Rotnguns
WKR
Yes, to the red text - pretty darn close. Ballistic gel does have value because it is uniform, consistent, and leads to repeatable results. They MAY have some relevance to a soft-tissue impact. Obviously, not bone. I will explore the thread you mentioned and try to locate the remarks about the 77 tmk.I think I am now understanding at least one thing you are saying and a possible divergence in the reasoning in the two sides of the discussion.
Are you saying, you trust ballistic gel because it is a repeatable medium to see how a bullet deforms and acts in terminal performance, because there are too many variables in actual animals. So it is the only thing we can trust.
I agree with that if you compare 5 shots fired into ballistic gel balanced against 5 shots into animals. The gel allows for a conclusion from a smaller sample, than the anecdotal evidence.
Those who are disagreeing, including myself, will actually agrees with you, and reach another conclusion, based on the absolutely massive data set collected as evidence in the .223 thread. That thread solved the problem with the variability of shooting bullets into live animals with the many variables with a huge sample size.
Marketers will use a "focus group" which is a small representative sample of consumers (ballistic gel) to test a product. But, nothing is better than seeing aggregated sales to consumers.
In the end, the .223 thread has factually established what a 77 tmk will do.

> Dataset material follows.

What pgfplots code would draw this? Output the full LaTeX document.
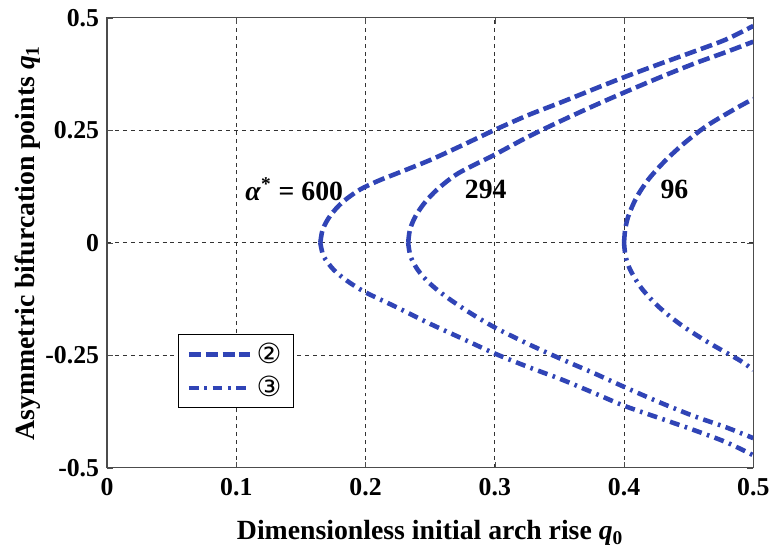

Whether that is the "best bullet" to use becomes a personal decision balancing factors like meat damage and personal preference.
robtatto is more blunt with his comment, but I 100% concur. Your position is missing discussion of the .223 thread, and frankly, if you read that, you should be convinced by the evidence.
BACK to the thread topic,
I think I am now going to build a .223 "bolt action" upper. I have always thought they were cool since I saw the lightweight/lightweight thread.